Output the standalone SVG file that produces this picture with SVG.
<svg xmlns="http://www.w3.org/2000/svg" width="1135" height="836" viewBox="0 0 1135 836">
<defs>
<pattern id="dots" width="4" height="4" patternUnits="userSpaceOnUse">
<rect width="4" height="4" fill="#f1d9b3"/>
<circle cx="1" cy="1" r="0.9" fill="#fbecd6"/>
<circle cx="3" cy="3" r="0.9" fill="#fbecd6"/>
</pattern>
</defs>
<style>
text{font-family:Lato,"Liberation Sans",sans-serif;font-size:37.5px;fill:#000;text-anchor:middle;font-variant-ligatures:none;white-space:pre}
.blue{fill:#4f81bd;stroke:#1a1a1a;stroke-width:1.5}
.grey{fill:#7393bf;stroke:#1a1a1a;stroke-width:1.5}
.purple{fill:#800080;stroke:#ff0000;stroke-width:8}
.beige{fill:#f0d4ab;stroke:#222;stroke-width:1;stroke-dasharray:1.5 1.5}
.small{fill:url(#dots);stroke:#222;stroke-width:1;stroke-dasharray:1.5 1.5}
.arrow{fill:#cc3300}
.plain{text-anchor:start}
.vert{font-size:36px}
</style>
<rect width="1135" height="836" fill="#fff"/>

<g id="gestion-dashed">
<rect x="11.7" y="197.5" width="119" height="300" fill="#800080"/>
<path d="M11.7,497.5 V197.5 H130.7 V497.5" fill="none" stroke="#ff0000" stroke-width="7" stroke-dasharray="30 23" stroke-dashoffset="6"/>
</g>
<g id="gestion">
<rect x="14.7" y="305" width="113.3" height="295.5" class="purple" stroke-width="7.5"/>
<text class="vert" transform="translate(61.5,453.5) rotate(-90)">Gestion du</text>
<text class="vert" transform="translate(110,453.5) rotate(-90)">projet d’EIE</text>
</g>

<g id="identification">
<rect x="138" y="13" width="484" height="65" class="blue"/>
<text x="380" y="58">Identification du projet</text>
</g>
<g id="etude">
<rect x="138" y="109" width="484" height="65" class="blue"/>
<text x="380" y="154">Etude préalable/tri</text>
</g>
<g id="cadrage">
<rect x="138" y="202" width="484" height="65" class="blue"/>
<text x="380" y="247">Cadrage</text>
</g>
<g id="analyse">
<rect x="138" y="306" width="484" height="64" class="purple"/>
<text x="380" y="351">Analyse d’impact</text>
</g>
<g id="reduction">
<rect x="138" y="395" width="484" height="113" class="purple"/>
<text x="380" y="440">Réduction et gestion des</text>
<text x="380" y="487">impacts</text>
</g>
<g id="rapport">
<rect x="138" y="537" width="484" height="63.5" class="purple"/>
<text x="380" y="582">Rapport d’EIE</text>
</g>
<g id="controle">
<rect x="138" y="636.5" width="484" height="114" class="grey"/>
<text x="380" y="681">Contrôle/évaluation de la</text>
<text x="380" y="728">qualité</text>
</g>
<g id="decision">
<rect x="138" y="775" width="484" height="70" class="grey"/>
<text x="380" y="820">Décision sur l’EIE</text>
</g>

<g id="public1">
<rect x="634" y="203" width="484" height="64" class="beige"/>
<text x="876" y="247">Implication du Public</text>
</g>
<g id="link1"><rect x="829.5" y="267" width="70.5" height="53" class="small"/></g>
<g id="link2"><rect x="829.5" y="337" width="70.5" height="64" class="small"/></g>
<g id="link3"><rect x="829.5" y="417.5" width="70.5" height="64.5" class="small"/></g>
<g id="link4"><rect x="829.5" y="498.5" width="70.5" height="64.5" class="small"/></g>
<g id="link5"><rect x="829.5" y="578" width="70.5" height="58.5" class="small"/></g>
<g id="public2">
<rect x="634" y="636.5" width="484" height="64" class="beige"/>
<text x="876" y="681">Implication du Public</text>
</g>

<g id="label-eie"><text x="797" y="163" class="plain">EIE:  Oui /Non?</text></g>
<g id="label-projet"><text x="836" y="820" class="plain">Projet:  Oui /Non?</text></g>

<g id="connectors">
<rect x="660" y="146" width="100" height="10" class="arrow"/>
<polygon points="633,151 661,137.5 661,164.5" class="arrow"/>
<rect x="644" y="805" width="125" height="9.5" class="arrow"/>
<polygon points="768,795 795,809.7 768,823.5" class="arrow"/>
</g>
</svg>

- REQUIRED TASK: Every line above should be printed again exactly as it stands.

- WRITTEN RESPONSE:
Output the standalone SVG file that produces this picture with SVG.
<svg xmlns="http://www.w3.org/2000/svg" width="1135" height="836" viewBox="0 0 1135 836">
<defs>
<pattern id="dots" width="4" height="4" patternUnits="userSpaceOnUse">
<rect width="4" height="4" fill="#f1d9b3"/>
<circle cx="1" cy="1" r="0.9" fill="#fbecd6"/>
<circle cx="3" cy="3" r="0.9" fill="#fbecd6"/>
</pattern>
</defs>
<style>
text{font-family:Lato,"Liberation Sans",sans-serif;font-size:37.5px;fill:#000;text-anchor:middle;font-variant-ligatures:none;white-space:pre}
.blue{fill:#4f81bd;stroke:#1a1a1a;stroke-width:1.5}
.grey{fill:#7393bf;stroke:#1a1a1a;stroke-width:1.5}
.purple{fill:#800080;stroke:#ff0000;stroke-width:8}
.beige{fill:#f0d4ab;stroke:#222;stroke-width:1;stroke-dasharray:1.5 1.5}
.small{fill:url(#dots);stroke:#222;stroke-width:1;stroke-dasharray:1.5 1.5}
.arrow{fill:#cc3300}
.plain{text-anchor:start}
.vert{font-size:36px}
</style>
<rect width="1135" height="836" fill="#fff"/>

<g id="gestion-dashed">
<rect x="11.7" y="197.5" width="119" height="300" fill="#800080"/>
<path d="M11.7,497.5 V197.5 H130.7 V497.5" fill="none" stroke="#ff0000" stroke-width="7" stroke-dasharray="30 23" stroke-dashoffset="6"/>
</g>
<g id="gestion">
<rect x="14.7" y="305" width="113.3" height="295.5" class="purple" stroke-width="7.5"/>
<text class="vert" transform="translate(61.5,453.5) rotate(-90)">Gestion du</text>
<text class="vert" transform="translate(110,453.5) rotate(-90)">projet d’EIE</text>
</g>

<g id="identification">
<rect x="138" y="13" width="484" height="65" class="blue"/>
<text x="380" y="58">Identification du projet</text>
</g>
<g id="etude">
<rect x="138" y="109" width="484" height="65" class="blue"/>
<text x="380" y="154">Etude préalable/tri</text>
</g>
<g id="cadrage">
<rect x="138" y="202" width="484" height="65" class="blue"/>
<text x="380" y="247">Cadrage</text>
</g>
<g id="analyse">
<rect x="138" y="306" width="484" height="64" class="purple"/>
<text x="380" y="351">Analyse d’impact</text>
</g>
<g id="reduction">
<rect x="138" y="395" width="484" height="113" class="purple"/>
<text x="380" y="440">Réduction et gestion des</text>
<text x="380" y="487">impacts</text>
</g>
<g id="rapport">
<rect x="138" y="537" width="484" height="63.5" class="purple"/>
<text x="380" y="582">Rapport d’EIE</text>
</g>
<g id="controle">
<rect x="138" y="636.5" width="484" height="114" class="grey"/>
<text x="380" y="681">Contrôle/évaluation de la</text>
<text x="380" y="728">qualité</text>
</g>
<g id="decision">
<rect x="138" y="775" width="484" height="70" class="grey"/>
<text x="380" y="820">Décision sur l’EIE</text>
</g>

<g id="public1">
<rect x="634" y="203" width="484" height="64" class="beige"/>
<text x="876" y="247">Implication du Public</text>
</g>
<g id="link1"><rect x="829.5" y="267" width="70.5" height="53" class="small"/></g>
<g id="link2"><rect x="829.5" y="337" width="70.5" height="64" class="small"/></g>
<g id="link3"><rect x="829.5" y="417.5" width="70.5" height="64.5" class="small"/></g>
<g id="link4"><rect x="829.5" y="498.5" width="70.5" height="64.5" class="small"/></g>
<g id="link5"><rect x="829.5" y="578" width="70.5" height="58.5" class="small"/></g>
<g id="public2">
<rect x="634" y="636.5" width="484" height="64" class="beige"/>
<text x="876" y="681">Implication du Public</text>
</g>

<g id="label-eie"><text x="797" y="163" class="plain">EIE:  Oui /Non?</text></g>
<g id="label-projet"><text x="836" y="820" class="plain">Projet:  Oui /Non?</text></g>

<g id="connectors">
<rect x="660" y="146" width="100" height="10" class="arrow"/>
<polygon points="633,151 661,137.5 661,164.5" class="arrow"/>
<rect x="644" y="805" width="125" height="9.5" class="arrow"/>
<polygon points="768,795 795,809.7 768,823.5" class="arrow"/>
</g>
</svg>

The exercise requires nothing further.